When the Yankees disputed that account, saying that Mr. Levine had never made such an invitation, Mr. Paterson backtracked, the commission said.
Mr. Paterson, the report found, “then conceded to Kauffmann that Levine had not explicitly invited him to Game 1.”
The governor later testified before the commission that he had always intended to pay for the tickets for his son and son’s friend, and on Oct. 28, the morning of the game, wrote and signed a check for $850 at his residence and took the check to the Yankee Stadium, intending to provide it as payment. He said that when no opportunity arose at the stadium to deliver the check to the team, he gave it to Mr. Johnson to mail.
But documents and testimony obtained by the commission suggest that Mr. Paterson wrote the check only after the propriety of his accepting free tickets was questioned by Mr. Dicker.
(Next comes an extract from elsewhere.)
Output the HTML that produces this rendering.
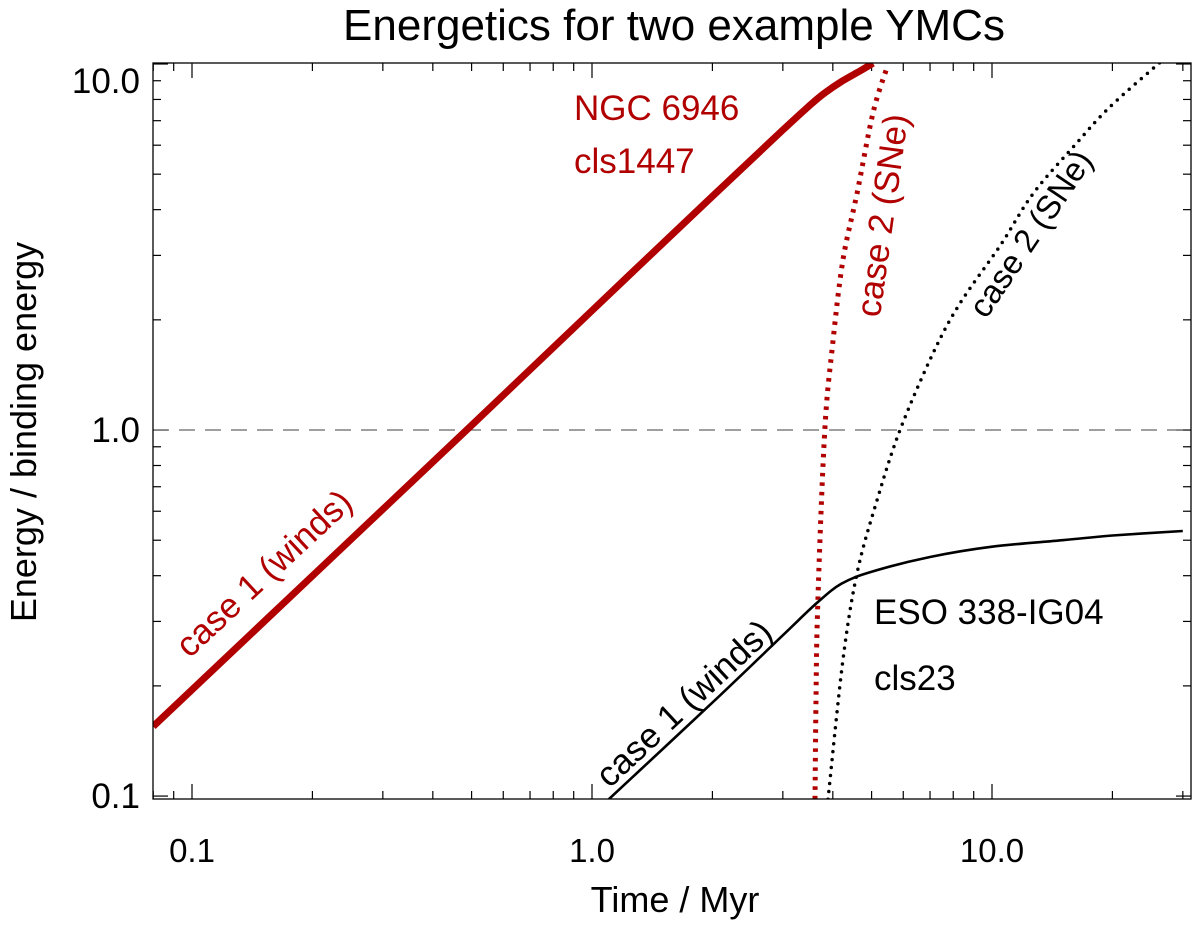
<!DOCTYPE html>
<html><head><meta charset="utf-8"><style>
html,body{margin:0;padding:0;background:#fff;}
svg{display:block;font-family:"Liberation Sans",Arial,sans-serif;}
</style></head><body>
<svg id="chart" width="1200" height="926" viewBox="0 0 1200 926">
<text x="674" y="40" text-anchor="middle" font-size="44" fill="#000">Energetics for two example YMCs</text>
<text x="675" y="912" text-anchor="middle" font-size="36" fill="#000">Time / Myr</text>
<text transform="translate(36,432) rotate(-90)" text-anchor="middle" font-size="36" fill="#000">Energy / binding energy</text>
<g id="ticks"></g>
<g id="marks"></g>
<rect x="153" y="63" width="1038" height="736" fill="none" stroke="#000" stroke-width="1.3"/>
<text x="574" y="120" font-size="35" fill="#b00000">NGC 6946</text>
<text x="574" y="173" font-size="35" fill="#b00000">cls1447</text>
<text x="874" y="624" font-size="35" fill="#000">ESO 338-IG04</text>
<text x="874" y="690" font-size="35" fill="#000">cls23</text>
<text transform="translate(272,582) rotate(-43)" text-anchor="middle" font-size="35" fill="#b00000">case 1 (winds)</text>
<text transform="translate(692,712) rotate(-43)" text-anchor="middle" font-size="35" fill="#000">case 1 (winds)</text>
<text transform="translate(894,217) rotate(-82)" text-anchor="middle" font-size="35" fill="#b00000">case 2 (SNe)</text>
<text transform="translate(1040,240) rotate(-56)" text-anchor="middle" font-size="33" fill="#000">case 2 (SNe)</text>
</svg>
<script>
const xTickValues = [0.1, 1.0, 10.0];
const xTickLabels = ["0.1", "1.0", "10.0"];
const yTickValues = [0.1, 1.0, 10.0];
const yTickLabels = ["0.1", "1.0", "10.0"];
const redWindsT = [0.08, 0.5, 1, 2, 3, 3.5, 3.8, 4.2, 4.7, 5.04];
const redWindsE = [0.155, 1.03, 2.12, 4.35, 6.6, 7.7, 8.3, 8.95, 9.6, 10.05];
const redSNeT = [3.61, 3.63, 3.67, 3.82, 4.00, 4.24, 4.60, 5.04, 5.47];
const redSNeE = [0.098, 0.183, 0.343, 1.0, 1.73, 2.91, 4.44, 7.35, 9.82];
const blackWindsT = [1.09, 2, 3, 3.65, 4.2, 5, 7, 10, 15, 20, 30];
const blackWindsE = [0.097, 0.18, 0.275, 0.337, 0.38, 0.41, 0.45, 0.48, 0.50, 0.515, 0.53];
const blackSNeT = [3.89, 4.24, 4.60, 5.16, 5.89, 7.12, 8.32, 10.5, 12.7, 16.3, 19.7, 26.3];
const blackSNeE = [0.098, 0.235, 0.407, 0.644, 1.0, 1.62, 2.22, 3.2, 4.44, 6.09, 7.63, 10.1];

const X0 = 153, X1 = 1191, Y0 = 63, Y1 = 799;
const lxMin = -1.0975, lxMax = 1.4975, lyMin = -1.008, lyMax = 1.0027;
function sx(t){ return X0 + (Math.log10(t) - lxMin) / (lxMax - lxMin) * (X1 - X0); }
function sy(e){ return Y1 - (Math.log10(e) - lyMin) / (lyMax - lyMin) * (Y1 - Y0); }
const NS = "http://www.w3.org/2000/svg";
const ticks = document.getElementById('ticks');
const marks = document.getElementById('marks');
function line(p, x1, y1, x2, y2, w){
  const l = document.createElementNS(NS, 'line');
  l.setAttribute('x1', x1); l.setAttribute('y1', y1); l.setAttribute('x2', x2); l.setAttribute('y2', y2);
  l.setAttribute('stroke', '#000'); l.setAttribute('stroke-width', w || 1.2);
  
  
  p.appendChild(l);
}
for (let d = -2; d <= 1; d++) {
  for (let m = 1; m <= 9; m++) {
    const v = m * Math.pow(10, d);
    const x = sx(v);
    if (x < X0 || x > X1) continue;
    const len = m === 1 ? 15 : 8;
    line(ticks, x, Y1, x, Y1 - len);
    line(ticks, x, Y0, x, Y0 + len);
  }
}
for (let d = -2; d <= 1; d++) {
  for (let m = 1; m <= 9; m++) {
    const v = m * Math.pow(10, d);
    const y = sy(v);
    if (y < Y0 - 0.5 || y > Y1 + 0.5) continue;
    const len = m === 1 ? 15 : 8;
    line(ticks, X0, y, X0 + len, y);
    line(ticks, X1, y, X1 - len, y);
  }
}
xTickValues.forEach((v, i) => {
  const t = document.createElementNS(NS, 'text');
  t.setAttribute('x', sx(v)); t.setAttribute('y', 862);
  t.setAttribute('text-anchor', 'middle'); t.setAttribute('font-size', '33');
  t.textContent = xTickLabels[i];
  
  
  ticks.appendChild(t);
});
yTickValues.forEach((v, i) => {
  const t = document.createElementNS(NS, 'text');
  t.setAttribute('x', 140); t.setAttribute('y', Math.min(Math.max(sy(v) + 12, 93), 811));
  t.setAttribute('text-anchor', 'end'); t.setAttribute('font-size', '35');
  t.textContent = yTickLabels[i];
  
  
  ticks.appendChild(t);
});
const ref = document.createElementNS(NS, 'line');
ref.setAttribute('x1', X0); ref.setAttribute('x2', X1);
ref.setAttribute('y1', sy(1)); ref.setAttribute('y2', sy(1));
ref.setAttribute('stroke', '#666'); ref.setAttribute('stroke-width', 1.3);
ref.setAttribute('stroke-dasharray', '16 10');


marks.appendChild(ref);

function smoothPath(ts, es){
  const p = ts.map((t, i) => [sx(t), sy(es[i])]);
  let d = 'M' + p[0][0].toFixed(1) + ',' + p[0][1].toFixed(1);
  for (let i = 0; i < p.length - 1; i++) {
    const a = p[Math.max(i - 1, 0)], b = p[i], c = p[i + 1], e = p[Math.min(i + 2, p.length - 1)];
    const c1 = [b[0] + (c[0] - a[0]) / 6, b[1] + (c[1] - a[1]) / 6];
    const c2 = [c[0] - (e[0] - b[0]) / 6, c[1] - (e[1] - b[1]) / 6];
    d += ' C' + c1.map(v => v.toFixed(1)).join(',') + ' ' + c2.map(v => v.toFixed(1)).join(',') + ' ' + c.map(v => v.toFixed(1)).join(',');
  }
  return d;
}
const clip = document.createElementNS(NS, 'clipPath');
clip.setAttribute('id', 'pc');
const cr = document.createElementNS(NS, 'rect');
cr.setAttribute('x', X0); cr.setAttribute('y', Y0); cr.setAttribute('width', X1 - X0); cr.setAttribute('height', Y1 - Y0);
clip.appendChild(cr);
marks.appendChild(clip);
function series(ts, es, color, w, dash, cap, name){
  const pth = document.createElementNS(NS, 'path');
  pth.setAttribute('d', smoothPath(ts, es));
  pth.setAttribute('fill', 'none');
  pth.setAttribute('stroke', color);
  pth.setAttribute('stroke-width', w);
  if (dash) pth.setAttribute('stroke-dasharray', dash);
  pth.setAttribute('stroke-linecap', cap);
  pth.setAttribute('clip-path', 'url(#pc)');
  
  
  marks.appendChild(pth);
}
series(redWindsT, redWindsE, '#b00000', 7, null, 'butt', 'red-case1-winds-line');
series(redSNeT, redSNeE, '#b00000', 5, '3.5 6', 'butt', 'red-case2-sne-line');
series(blackWindsT, blackWindsE, '#000', 2.6, null, 'butt', 'black-case1-winds-line');
series(blackSNeT, blackSNeE, '#000', 3.5, '0 8', 'round', 'black-case2-sne-line');
</script>
</body></html>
According to the report, Mr. Kauffmann testified that when he initially discussed the matter with Mr. Paterson and Mr. Johnson, “the governor clearly contended that he did not have to pay for any of the tickets” because Mr. Paterson was attending the game in an official capacity.
The commission also compared the check with the handwriting of Mr. Paterson’s signatures on annual disclosure forms submitted by the governor to the commission and concluded that while the check was eventually sent to the Yankees, it was not signed by Mr. Paterson. Moreover, Mr. Paterson could not explain why the check was dated Oct. 27, the day before the game, when he testified that he had written it out the morning of the game.
Other e-mail messages obtained by the commission suggested that administration officials had solicited free tickets to sporting events on other occasions.
“Yankees the only sports franchise that gives us problems,” Mr. Johnson wrote to the governor’s scheduler, Matthew Nelson, two days before the game.
In a statement, Alice McGillion, a spokeswoman for the Yankees, said the team had cooperated fully with the investigation.
Mr. Paterson has had a contentious relationship with the Commission on Public Integrity; he sought to abolish it, and early last year called on its members to step down after a critical report by Inspector General Joseph Fisch.
Efforts to scrap the commission have stalled in the Legislature, but last May, the governor appointed a new chairman, Michael G. Cherkasky. The governor later clashed with him too over whether the commission needed to be overhauled.
Seats at sporting events have long been a temptation for public officials. As the new Yankee Stadium was being built, the Bloomberg administration pushed for a free luxury suite. And when Rudolph W. Giuliani was mayor, he regularly attended Yankees games, sitting in box seats but paying only occasionally.
Mr. Giuliani also found himself under fire when he appeared on the presidential campaign trail in 2007 wearing a diamond-encrusted Yankees World Series ring. It was later revealed that Mr. Giuliani had four such rings, one for each championship the team won from 1996 to 2000. The former mayor said he bought them for a total of $16,000, far less than the rings could have fetched on the open market.